The Civil Aviation Authority of the Cayman Islands has issued a warning about the use of drones near the airport after a disabled drone was found last week beside the runway of the Owen Roberts International Airport.
According to a statement from the CAACI, there has been an increasing number of sightings of drones reported in the vicinity of the airport. On Thursday, the disabled drone was found inside the perimeter of the airport “very near to the runway”.
The authority said the drone’s operation “in such close proximity to arriving and departing aircraft is both illegal and extremely irresponsible”.
Anyone convicted of flying a drone illegally near an airport in the Cayman Islands faces a maximum of a two-year prison sentence, a $5,000 fine, or both.

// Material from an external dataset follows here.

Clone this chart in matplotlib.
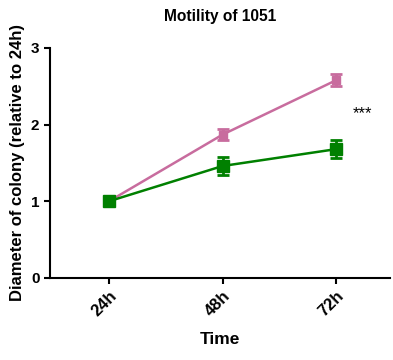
import matplotlib
matplotlib.use('Agg')
import matplotlib.pyplot as plt

plt.rcParams['font.family'] = ['Liberation Sans', 'DejaVu Sans']
plt.rcParams['font.weight'] = 'bold'

times = ['24h', '48h', '72h']
pink_mean = [1.0, 1.87, 2.58]
pink_err = [0.03, 0.07, 0.08]
green_mean = [1.0, 1.46, 1.68]
green_err = [0.05, 0.12, 0.12]

x = list(range(len(times)))

fig = plt.figure(figsize=(3.93, 3.6), dpi=100)
ax = fig.add_axes([0.127, 0.228, 0.865, 0.639])

ax.errorbar(x, pink_mean, yerr=pink_err, color='#c86c9e', marker='s', markersize=6,
            linewidth=1.8, elinewidth=2, capsize=4, capthick=2)
ax.errorbar(x, green_mean, yerr=green_err, color='#008000', marker='s', markersize=8,
            linewidth=1.8, elinewidth=2, capsize=4, capthick=2)

ax.text(2.23, 2.14, '***', fontsize=12, fontweight='normal', ha='center', va='center')

ax.set_xlim(-0.52, 2.47)
ax.set_ylim(0, 3)
ax.set_yticks([0, 1, 2, 3])
ax.set_xticks(x)
ax.set_xticklabels(times, rotation=45, ha='right', rotation_mode='anchor')
ax.tick_params(labelsize=11, width=1.5, length=4.5, pad=3)
ax.tick_params(axis='x', labelsize=12)
for lab in ax.get_xticklabels() + ax.get_yticklabels():
    lab.set_fontweight('bold')

ax.spines['top'].set_visible(False)
ax.spines['right'].set_visible(False)
ax.spines['left'].set_linewidth(1.5)
ax.spines['bottom'].set_linewidth(1.5)

ax.set_title('Motility of 1051', fontsize=11.2, fontweight='bold', pad=19)
ax.set_xlabel('Time', fontsize=12.5, fontweight='bold', labelpad=9)
ax.set_ylabel('Diameter of colony (relative to 24h)', fontsize=12, fontweight='bold', labelpad=4)

fig.savefig('out.png', dpi=100)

The CAACI is reminding the public, in the interests of aviation safety, that it is prohibited to fly any form of unmanned aircraft within three nautical miles of Owen Roberts, Charles Kirkconnell International Airport on Cayman Brac and the Edward Bodden Airfield on Little Cayman.
“This prohibition is in place to protect arriving and departing aircraft during the critical stages of their flight when a collision with, or the ingestion of, a foreign object has the potential for very serious consequences,” the CAACI said.
According to Article 176 of the Air Navigation (Overseas Territories) Order 2013, “A person must not recklessly or negligently act in a manner likely to endanger an aircraft or any person in the aircraft.”
The use of drones is also prohibited within one mile of Northward Prison.
Alastair Robertson, CAACI’s director of Air Navigation Services, told the Cayman Compass in an email that, so far, it had not been necessary to divert or delay any aircraft locally due to drone activity.
He said that, while there had been several reported sightings of drones near the airport in recent weeks, “it is not possible to confirm the actual number as all but one are anecdotal rather than supported by ‘hard’ evidence”.
He added, “However, the one confirmed by CIAA personnel, together with the drone found on the airfield and a previous incident where footage of a drone operating on the airfield at ORIA was posted on social media, is more than sufficient evidence to suggest that a risk exists.”
Drones have caused problems for other airports internationally. For example, sightings of drones near London’s Gatwick Airport in London closed that airport for two days in 2018, when up to 1,000 flights were cancelled.
Robertson said that where there is sufficient information available, the Royal Cayman Islands Police Service are notified about illegal drone activity and “have taken action on previous occasions”.
Cayman currently has no drone registration programme in place, he said, but added that consideration is being given to establishing one here.